Indigeneous Americas / ASTR seminar

Ann Haugo ahaugo at ILSTU.EDU
Mon Apr 17 15:03:50 EDT 2006


Indigenous Americas:
Performance Research in Local and Transnational Contexts

As Joseph Roach notes in Cities of the Dead, the conscious exclusion of 
American Indian performance was among the founding principles of 
American theatre history scholarship.  The continued marginalization of 
indigenous theatre studies may not be a direct result, but the 
discipline’s repeated efforts to maintain or reconstruct its boundaries 
have not yet resulted in indigenous performance coming much closer to 
the center of American theatre scholarship.
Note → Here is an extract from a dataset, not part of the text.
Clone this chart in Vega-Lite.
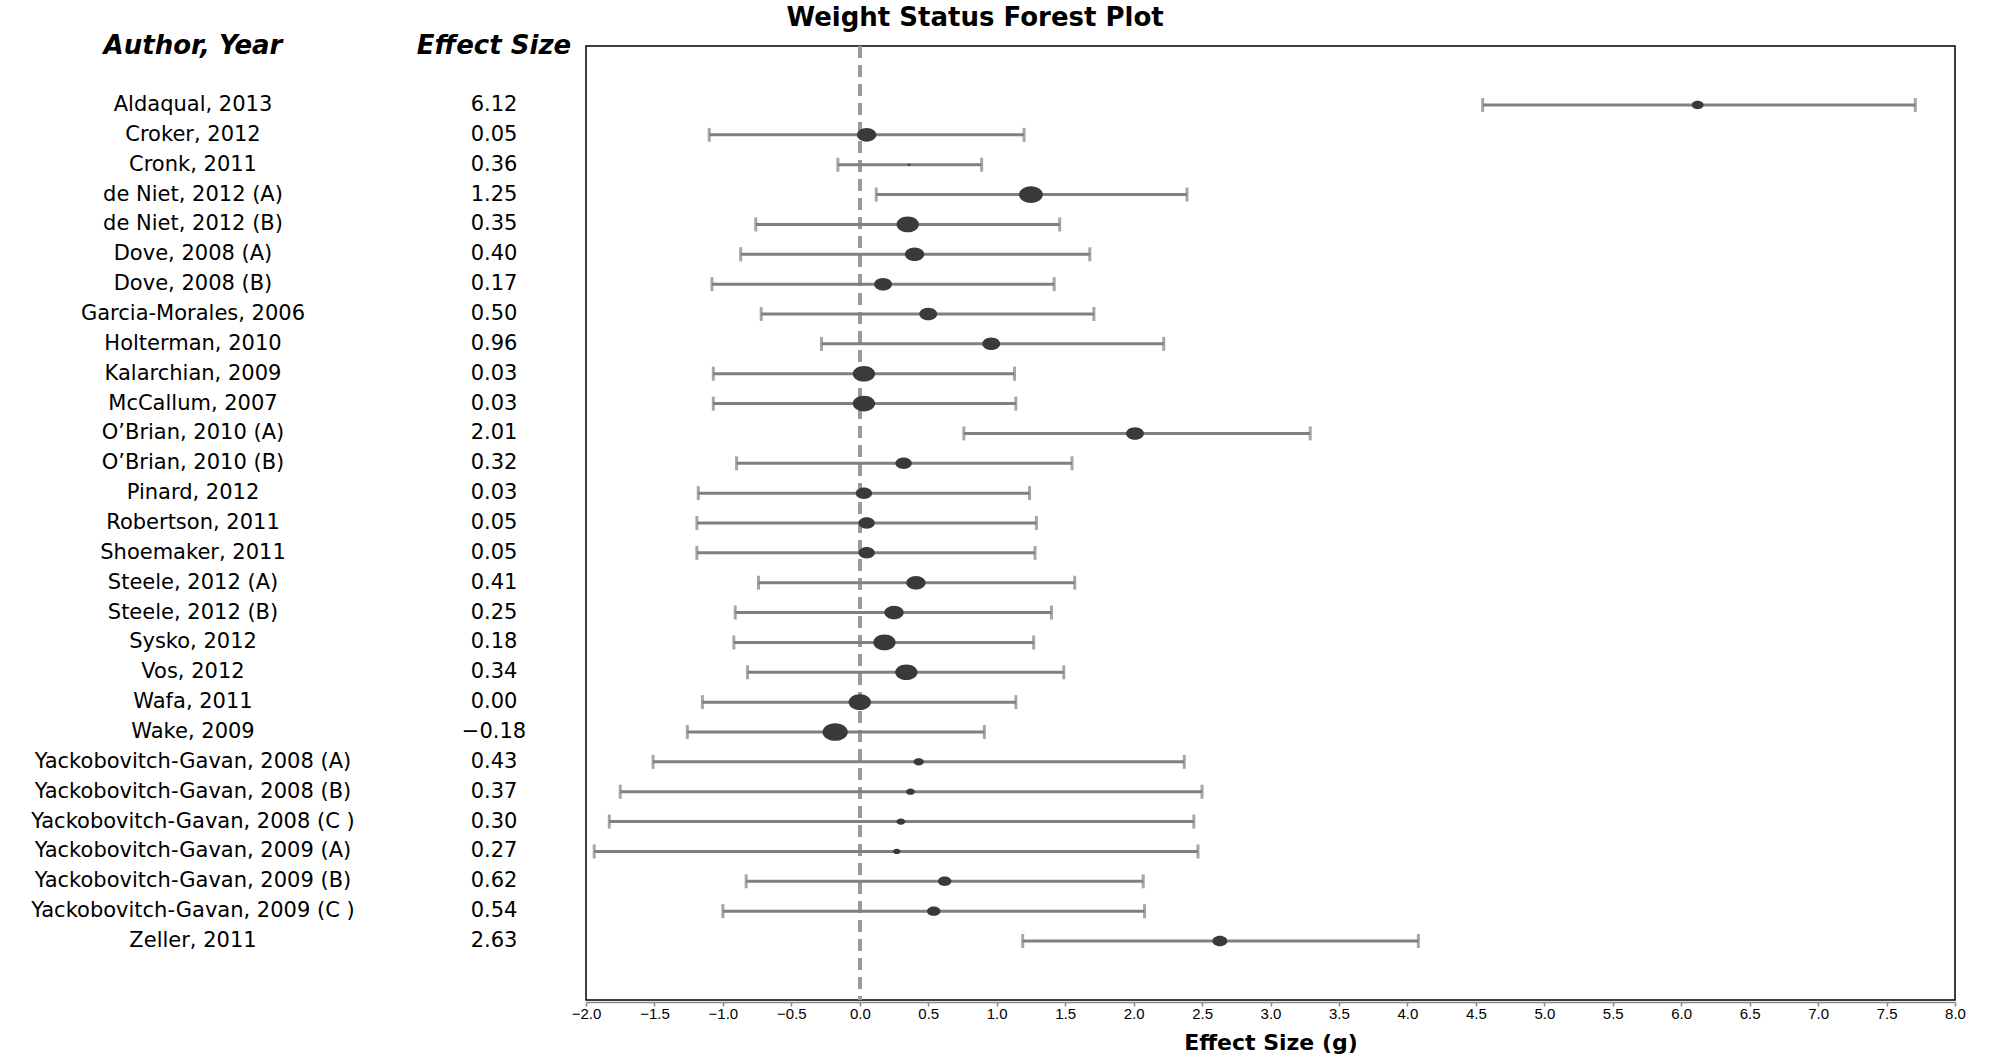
{
  "$schema": "https://vega.github.io/schema/vega-lite/v6.json",
  "background": "white",
  "padding": {"left": -16, "top": 5, "right": 5, "bottom": 0},
  "title": {"text": "Weight Status Forest Plot", "font": "DejaVu Sans", "fontSize": 26, "fontWeight": "bold", "color": "black", "anchor": "middle", "frame": "bounds", "offset": 2},
  "config": {"view": {"stroke": null}, "font": "DejaVu Sans"},
  "data": {"values": [
    {"study": "Aldaqual, 2013", "es": 6.12, "lo": 4.55, "hi": 7.71, "weight": 1.55},
    {"study": "Croker, 2012", "es": 0.05, "lo": -1.10, "hi": 1.20, "weight": 4.12},
    {"study": "Cronk, 2011", "es": 0.36, "lo": -0.16, "hi": 0.89, "weight": 0.09},
    {"study": "de Niet, 2012 (A)", "es": 1.25, "lo": 0.12, "hi": 2.39, "weight": 6.23},
    {"study": "de Niet, 2012 (B)", "es": 0.35, "lo": -0.76, "hi": 1.46, "weight": 5.48},
    {"study": "Dove, 2008 (A)", "es": 0.40, "lo": -0.87, "hi": 1.68, "weight": 4.12},
    {"study": "Dove, 2008 (B)", "es": 0.17, "lo": -1.08, "hi": 1.42, "weight": 3.50},
    {"study": "Garcia-Morales, 2006", "es": 0.50, "lo": -0.72, "hi": 1.71, "weight": 3.50},
    {"study": "Holterman, 2010", "es": 0.96, "lo": -0.28, "hi": 2.22, "weight": 3.50},
    {"study": "Kalarchian, 2009", "es": 0.03, "lo": -1.07, "hi": 1.13, "weight": 5.48},
    {"study": "McCallum, 2007", "es": 0.03, "lo": -1.07, "hi": 1.14, "weight": 5.48},
    {"study": "O’Brian, 2010 (A)", "es": 2.01, "lo": 0.76, "hi": 3.29, "weight": 3.50},
    {"study": "O’Brian, 2010 (B)", "es": 0.32, "lo": -0.90, "hi": 1.55, "weight": 2.94},
    {"study": "Pinard, 2012", "es": 0.03, "lo": -1.18, "hi": 1.24, "weight": 2.94},
    {"study": "Robertson, 2011", "es": 0.05, "lo": -1.19, "hi": 1.29, "weight": 2.94},
    {"study": "Shoemaker, 2011", "es": 0.05, "lo": -1.19, "hi": 1.28, "weight": 2.94},
    {"study": "Steele, 2012 (A)", "es": 0.41, "lo": -0.74, "hi": 1.57, "weight": 4.12},
    {"study": "Steele, 2012 (B)", "es": 0.25, "lo": -0.91, "hi": 1.40, "weight": 4.12},
    {"study": "Sysko, 2012", "es": 0.18, "lo": -0.92, "hi": 1.27, "weight": 5.48},
    {"study": "Vos, 2012", "es": 0.34, "lo": -0.82, "hi": 1.49, "weight": 5.48},
    {"study": "Wafa, 2011", "es": 0.00, "lo": -1.15, "hi": 1.14, "weight": 5.48},
    {"study": "Wake, 2009", "es": -0.18, "lo": -1.26, "hi": 0.91, "weight": 7.03},
    {"study": "Yackobovitch-Gavan, 2008 (A)", "es": 0.43, "lo": -1.51, "hi": 2.37, "weight": 1.18},
    {"study": "Yackobovitch-Gavan, 2008 (B)", "es": 0.37, "lo": -1.75, "hi": 2.50, "weight": 0.87},
    {"study": "Yackobovitch-Gavan, 2008 (C )", "es": 0.30, "lo": -1.83, "hi": 2.44, "weight": 0.87},
    {"study": "Yackobovitch-Gavan, 2009 (A)", "es": 0.27, "lo": -1.94, "hi": 2.47, "weight": 0.62},
    {"study": "Yackobovitch-Gavan, 2009 (B)", "es": 0.62, "lo": -0.83, "hi": 2.07, "weight": 1.98},
    {"study": "Yackobovitch-Gavan, 2009 (C )", "es": 0.54, "lo": -1.00, "hi": 2.08, "weight": 1.98},
    {"study": "Zeller, 2011", "es": 2.63, "lo": 1.19, "hi": 4.08, "weight": 2.45}
  ]},
  "spacing": 0,
  "bounds": "flush",
  "hconcat": [
    {
      "width": 418,
      "height": 954,
      "title": {"text": "Author, Year", "font": "DejaVu Sans", "fontSize": 26, "fontWeight": "bold", "fontStyle": "italic", "color": "black", "anchor": "middle", "baseline": "middle", "offset": -26},
      "mark": {"type": "text", "font": "DejaVu Sans", "fontSize": 21, "color": "black", "align": "center", "baseline": "middle"},
      "encoding": {
        "y": {"field": "study", "type": "nominal", "sort": null, "axis": null, "scale": {"type": "point", "padding": 0, "range": [59, 895]}},
        "text": {"field": "study", "type": "nominal"}
      }
    },
    {
      "width": 184,
      "height": 954,
      "title": {"text": "Effect Size", "font": "DejaVu Sans", "fontSize": 26, "fontWeight": "bold", "fontStyle": "italic", "color": "black", "anchor": "middle", "baseline": "middle", "offset": -26},
      "mark": {"type": "text", "font": "DejaVu Sans", "fontSize": 21, "color": "black", "align": "center", "baseline": "middle"},
      "encoding": {
        "y": {"field": "study", "type": "nominal", "sort": null, "axis": null, "scale": {"type": "point", "padding": 0, "range": [59, 895]}},
        "text": {"field": "es", "type": "quantitative", "format": ".2f"}
      }
    },
    {
      "width": 1369,
      "height": 954,
      "view": {"stroke": "black", "strokeWidth": 1.5},
      "encoding": {
        "y": {"field": "study", "type": "nominal", "sort": null, "axis": null, "scale": {"type": "point", "padding": 0, "range": [59, 895]}}
      },
      "layer": [
        {
          "mark": {"type": "rule", "color": "#9a9a9a", "strokeWidth": 3, "strokeDash": [12, 7]},
          "encoding": {"x": {"datum": 0, "type": "quantitative"}, "y": null}
        },
        {
          "mark": {"type": "rule", "color": "#808080", "strokeWidth": 3},
          "encoding": {
            "x": {
              "field": "lo", "type": "quantitative",
              "scale": {"domain": [-2, 8], "nice": false, "zero": false},
              "title": "Effect Size (g)",
              "axis": {
                "values": [-2, -1.5, -1, -0.5, 0, 0.5, 1, 1.5, 2, 2.5, 3, 3.5, 4, 4.5, 5, 5.5, 6, 6.5, 7, 7.5, 8],
                "format": ".1f",
                "grid": false,
                "offset": 2,
                "domainColor": "#888888",
                "domainWidth": 1.5,
                "tickColor": "#888888",
                "tickWidth": 1.5,
                "tickSize": 4,
                "labelFont": "Liberation Sans",
                "labelFontSize": 15,
                "labelColor": "black",
                "labelPadding": 0,
                "labelFlush": false,
                "titleFont": "DejaVu Sans",
                "titleFontSize": 22,
                "titleFontWeight": "bold",
                "titleColor": "black",
                "titlePadding": 11
              }
            },
            "x2": {"field": "hi"}
          }
        },
        {
          "mark": {"type": "tick", "color": "#808080", "thickness": 3, "size": 14, "orient": "vertical"},
          "encoding": {"x": {"field": "lo", "type": "quantitative"}}
        },
        {
          "mark": {"type": "tick", "color": "#808080", "thickness": 3, "size": 14, "orient": "vertical"},
          "encoding": {"x": {"field": "hi", "type": "quantitative"}}
        },
        {
          "mark": {"type": "point", "filled": true, "color": "#3a3a3a", "opacity": 1, "shape": "M -1 0 A 1 0.7 0 1 0 1 0 A 1 0.7 0 1 0 -1 0 Z"},
          "encoding": {
            "x": {"field": "es", "type": "quantitative"},
            "size": {"field": "weight", "type": "quantitative", "scale": {"domain": [0, 7], "range": [0, 640]}, "legend": null}
          }
        }
      ]
    }
  ]
}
Indigenous performance scholarship throughout the Americas has begun to 
grow over the last decade, but its place in our discipline continues to 
be located in undercurrents of popularly construed categories:  Latin 
American theatre, for the theatres of Mexico, Middle America, and South 
America, whose scholarship often muddies the complex relationships of 
indigeneity and European colonial identity; “American” minority 
theatres, for the theatres of the United States, whose scholarship 
includes reference to Native American theatre as one example of 
minority issues in the theatre, with little examination of lingering 
colonial legacies; post-colonial theatres, for the theatres of Canada, 
whose scholarship examines First Nations theatre as another facet of 
Canada’s own colonial relationship with the British Empire.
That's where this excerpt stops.